The Canada Mortgage and Housing Corporation is also predicting a housing slowdown next year, according to its 2018 Housing Market Outlook.
It expects housing starts to fall to a range of 194,000 to 204,500 units.
“Our key takeaway from this year’s outlook is moderation in Canada’s housing markets for 2019 into 2020,” said Bob Dugan, CMHC’s Chief Economist. “Housing starts are expected to decline from the higher levels we’ve seen recently. We expect resales in 2019 and 2020 to remain below recent peaks while prices should reach levels that are more in line with economic fundamentals such as income, job and population growth.”

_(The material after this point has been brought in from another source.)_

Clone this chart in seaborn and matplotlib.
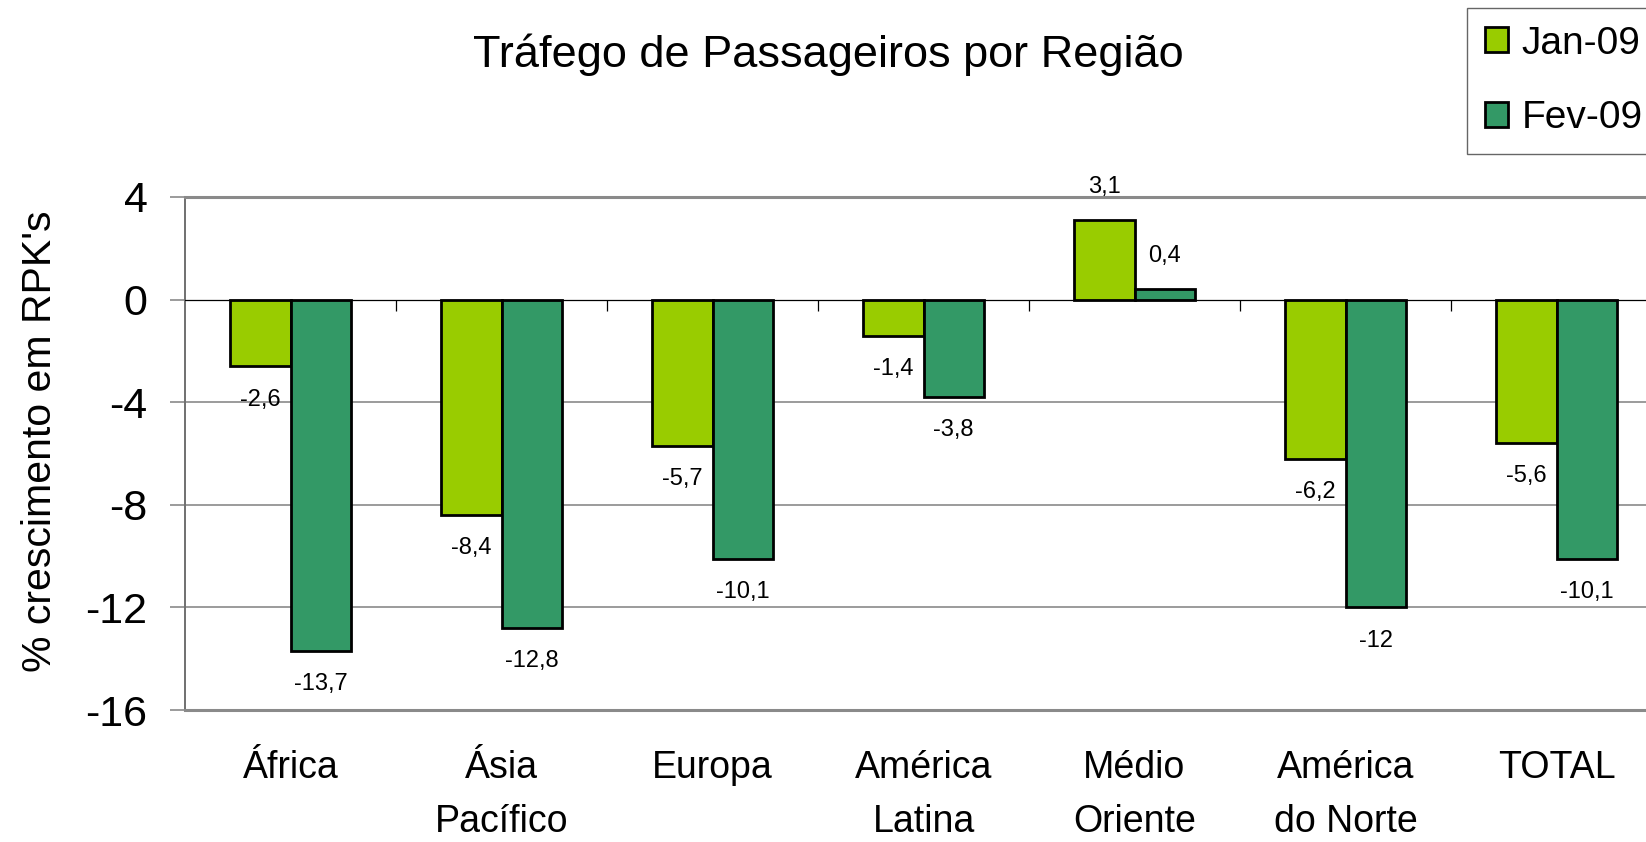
import matplotlib
matplotlib.use("Agg")
import matplotlib.pyplot as plt
import seaborn as sns
import pandas as pd
import numpy as np

# dados do grafico
regioes = ["África", "Ásia\nPacífico", "Europa", "América\nLatina",
           "Médio\nOriente", "América\ndo Norte", "TOTAL"]
meses = ["Jan-09", "Fev-09"]
jan_09 = [-2.6, -8.4, -5.7, -1.4, 3.1, -6.2, -5.6]
fev_09 = [-13.7, -12.8, -10.1, -3.8, 0.4, -12.0, -10.1]
cores = ["#99CC00", "#339966"]
y_ticks = [4, 0, -4, -8, -12, -16]

df = pd.DataFrame({
    "regiao": regioes * 2,
    "mes": [meses[0]] * len(regioes) + [meses[1]] * len(regioes),
    "valor": jan_09 + fev_09,
})


def fmt(v):
    # formato brasileiro com virgula
    if v == int(v):
        return str(int(v))
    return f"{v:.1f}".replace(".", ",")


sns.set_style("white")
plt.rcParams["font.family"] = ["Liberation Sans", "DejaVu Sans"]
plt.rcParams["text.color"] = "black"
plt.rcParams["xtick.labelcolor"] = "black"
plt.rcParams["ytick.labelcolor"] = "black"

fig = plt.figure(figsize=(16.46, 8.42), dpi=100)
ax = fig.add_axes([185 / 1646, 1 - 710 / 842, 7 * 211 / 1646, 513 / 842])

sns.barplot(data=df, x="regiao", y="valor", hue="mes", palette=cores,
            width=0.57, edgecolor="black", linewidth=2, saturation=1,
            errorbar=None, ax=ax)

for cont, vals in zip(ax.containers, [jan_09, fev_09]):
    ax.bar_label(cont, labels=[fmt(v) for v in vals], padding=16,
                 fontsize=17, color="black")

ax.set_ylim(-16, 4)
ax.set_yticks(y_ticks)
ax.set_yticklabels([str(t) for t in y_ticks], fontsize=31)
ax.set_xlim(-0.5, len(regioes) - 0.5)
ax.set_xlabel("")
ax.set_ylabel("")

# grade horizontal
for t in y_ticks[2:-1]:
    ax.axhline(t, color="#808080", lw=1.1, zorder=0)
ax.axhline(0, color="black", lw=0.9, zorder=3)
# marcas das categorias no eixo zero
ax.vlines(np.arange(len(regioes) - 1) + 0.5, -0.43, 0, color="black", lw=0.9)

for s in ["top", "bottom"]:
    ax.spines[s].set_color("#8a8a8a")
    ax.spines[s].set_linewidth(2.2)
ax.spines["left"].set_color("#707070")
ax.spines["left"].set_linewidth(1.4)
ax.spines["right"].set_visible(False)

ax.tick_params(axis="y", left=True, length=11, width=1.1, color="#808080", pad=16)
ax.tick_params(axis="x", bottom=False, length=0, pad=29)
for lbl in ax.get_xticklabels():
    lbl.set_fontsize(27)
    lbl.set_linespacing(1.62)
    lbl.set_color("black")

fig.text(828 / 1646, 1 - 55 / 842, "Tráfego de Passageiros por Região",
         fontsize=32.5, ha="center", va="center")
fig.text(40 / 1646, 1 - 441 / 842, "% crescimento em RPK's", fontsize=29.5,
         rotation=90, ha="center", va="center")

handles, labels = ax.get_legend_handles_labels()
ax.get_legend().remove()
leg = fig.legend(handles, labels, loc="upper left",
                 bbox_to_anchor=(1467 / 1646, 1 - 8 / 842), borderaxespad=0,
                 fontsize=28, handlelength=0.6, handleheight=0.6,
                 handletextpad=0.35, labelspacing=1.0, borderpad=0.45,
                 fancybox=False, frameon=True)
leg.get_frame().set_edgecolor("#404040")
leg.get_frame().set_linewidth(1.0)

fig.savefig("out.png", dpi=100)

Here are CMHC’s forecasts for select Canadian metro areas:
- Metro Vancouver: Lower sales and higher inventories are expected over the next two years, resulting in lower prices compared to market highs.
- Toronto: The GTA will see balanced conditions with moderate sales growth and home price growth in line with inflation. Rising homeownership costs are expected to feed a strong rental market.
- Calgary: Expected population and employment growth are expected to lift sales in 2019 and 2020, though the average MLS price will continue to face downward pressure before rising again in 2020.
- Montreal: Housing starts and sales are to be sustained by rising net migration. Demand for resale single-detached homes are expected to remain relatively strong.